St John of Shanghai of Shanghai and San Francisco reposed in the Lord July 2nd 1966 Gregorian after Celebrating the Divine Liturgy and praying after. In his office/room at the Parish Hall. This small Chapel is very prayerful and has some vestments worn by St John. The parish does have a regular English Liturgy here also. Editor
Kontakion to St. John, Tone 4
Thy heart hath gone out to all who entreat thee with love, O holy hierarch John, and who remember the struggle of thy whole industrious life, and thy painless and easy repose, O faithful servant of the all-pure Directress.
St Peter’s Monastery is not yet a functioning monastery but the grounds have been blessed and the foundations laid. They also feature summer work parties a great chance for youth and adults to do something inspirational in the summer!
“Please pray with us that God will provide a way for West of the Moon ranch to become St. Peter’s Monastery, a sequestered home for the prayer and worship of monastics and a source of spiritual strength and healing for faithful pilgrims and visitors…
On April 19, 2012 Archbishop Benjamin, attended by Abbot Meletios of St. John Monastery in Manton, California, conducted a moleban service, blessing the land designated for the future site of St. Peter’s Monastery…
“Monasteries are small embassies, if you will, of the Eternal Kingdom of God on this earth. They offer us a window into the unending liturgy which surrounds the throne of God. In the heavens the angelic host cry the Thrice Holy Hymn unceasingly and on earth the monastics, like earthly angels, pray day and night, not just for their own salvation, but for that of the entire world. Planted in the midst of a diocese, a monastic community is a sign of the spiritual health of the Church in a given place.”
– His Eminence Archbishop Benjamin, Diocese of the West (excerpts from St Peter’s webpage please click here to learn more about this monastery!)

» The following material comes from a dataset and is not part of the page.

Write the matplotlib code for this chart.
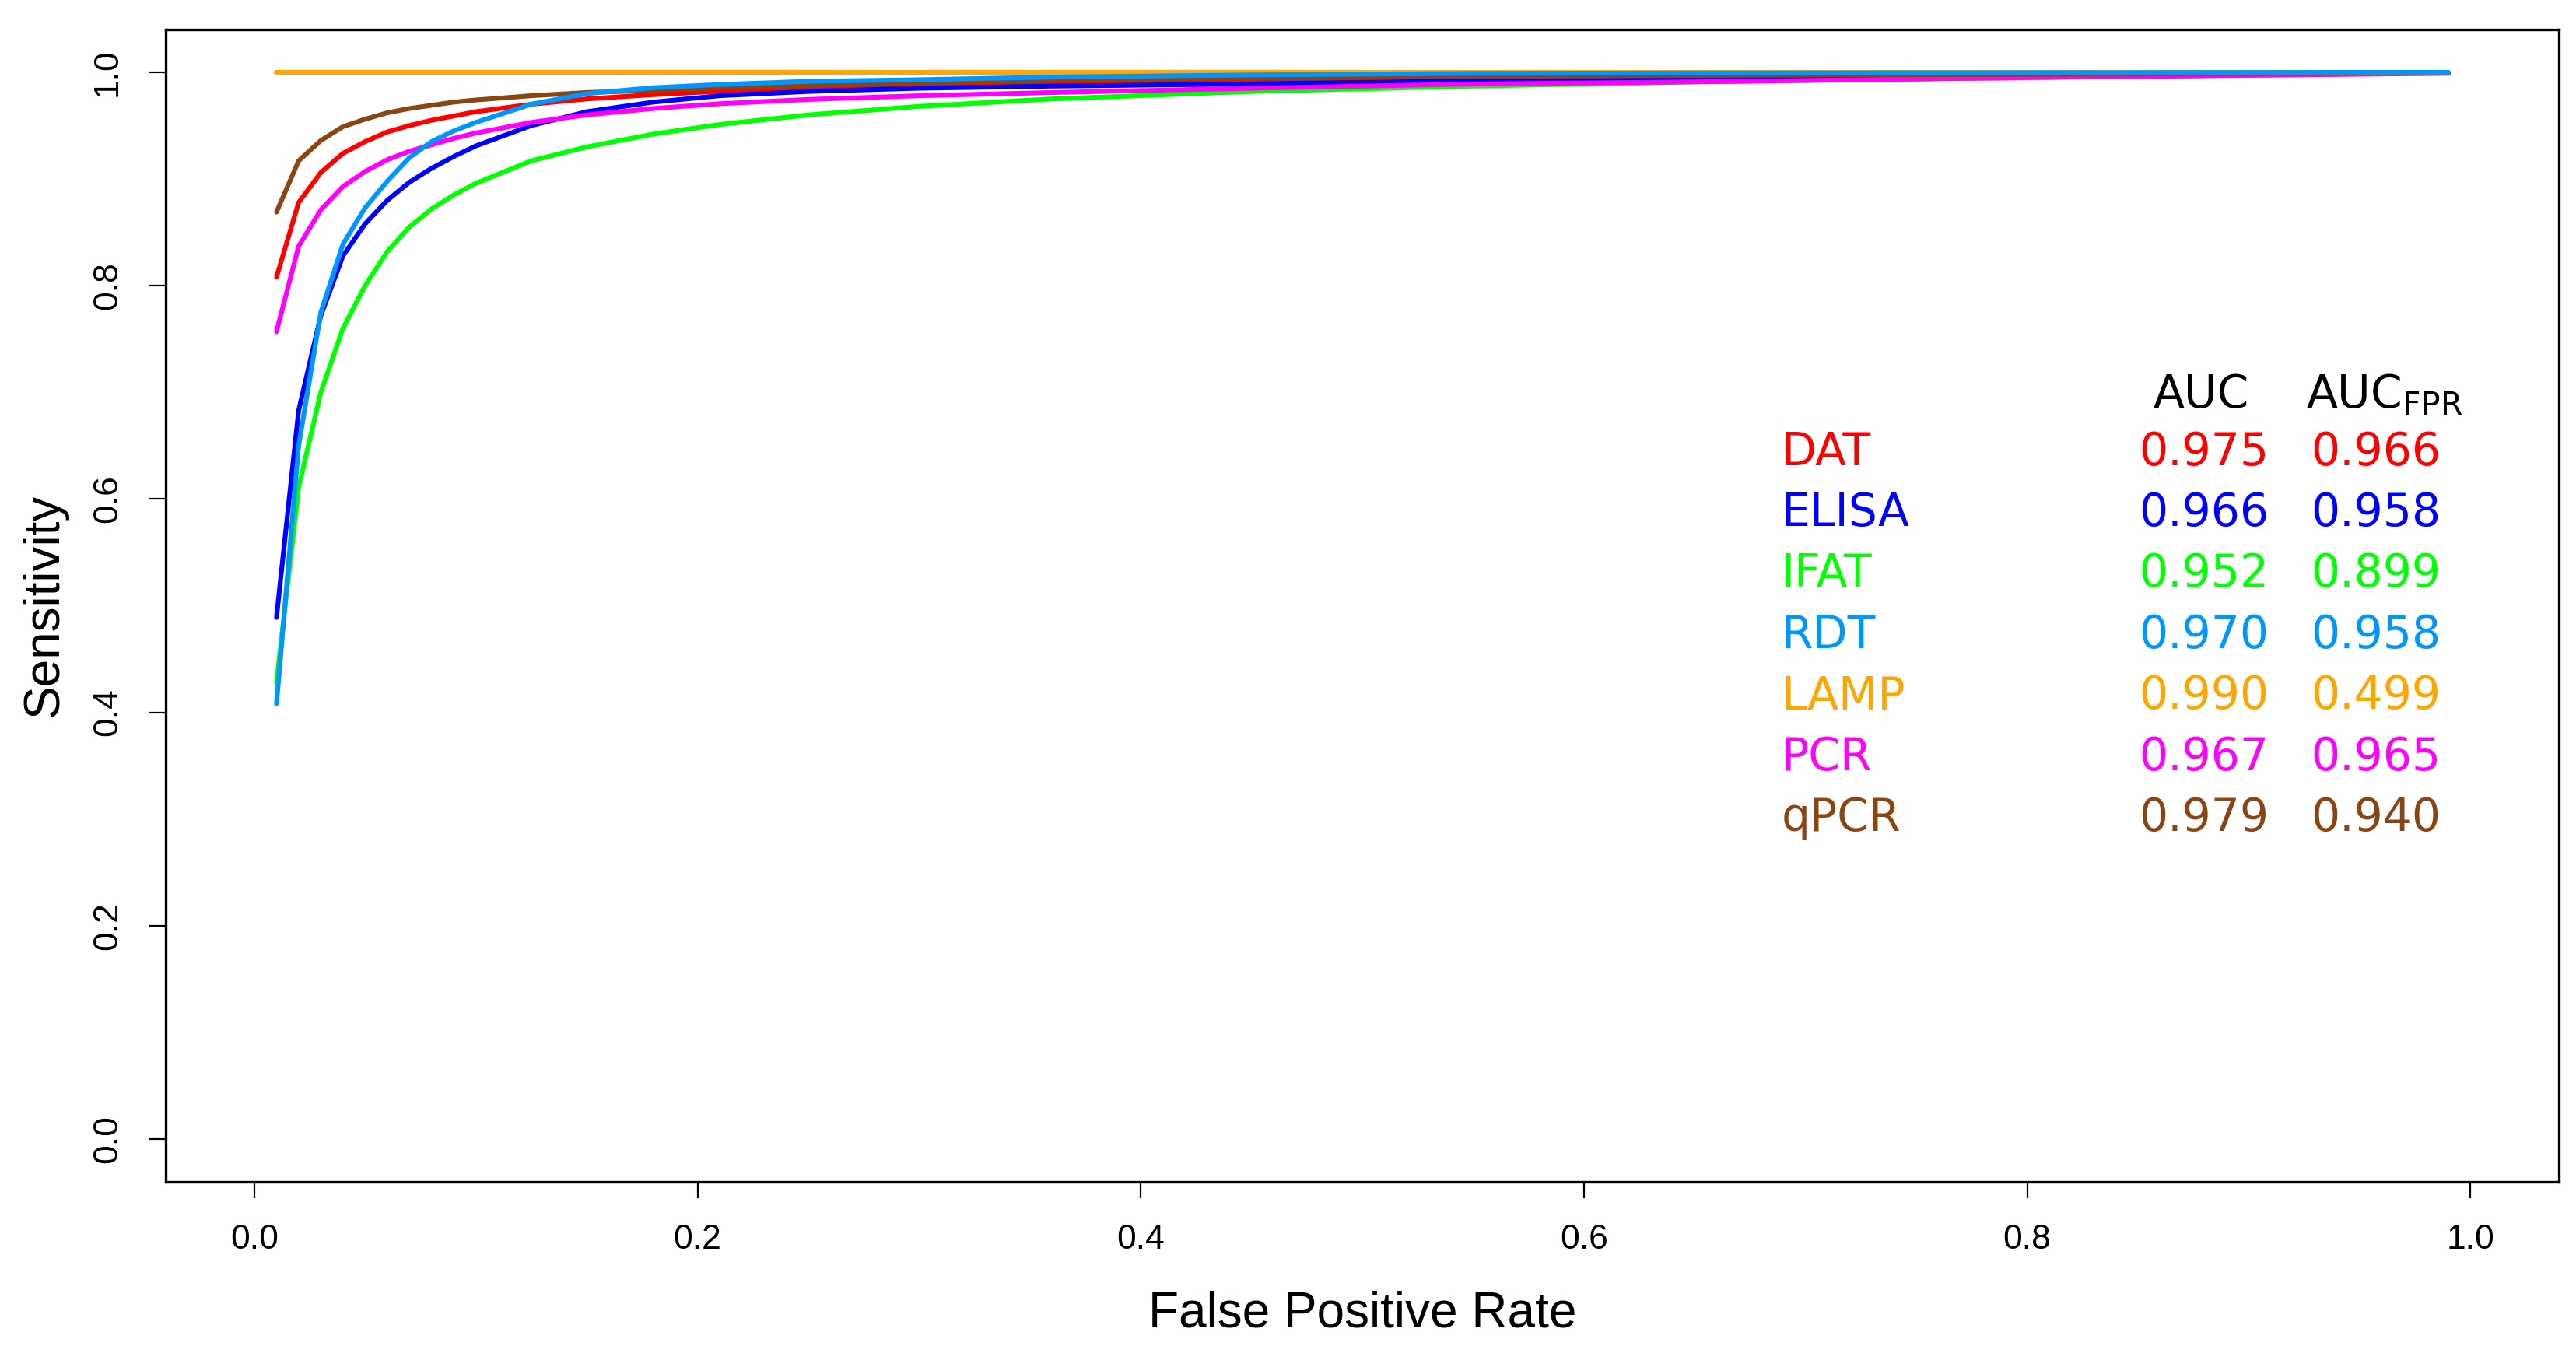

This Page is still under underconstruction
- I am aware of the confusing and complicated history of Orthodoxy in the US. But it does seem to be a general truism that a majority of Orthodox did recognize the Russian Orthodox’s Church soverignity over the US. In the NW based on early history of which I do not claim to be an expert it appears Orthodox all looked to the Russian Bishop as their defacto leader. It is the hope of this editor that we can all once again look to one Bishop, which will shine forth our Faith regardless of our ethnic identity.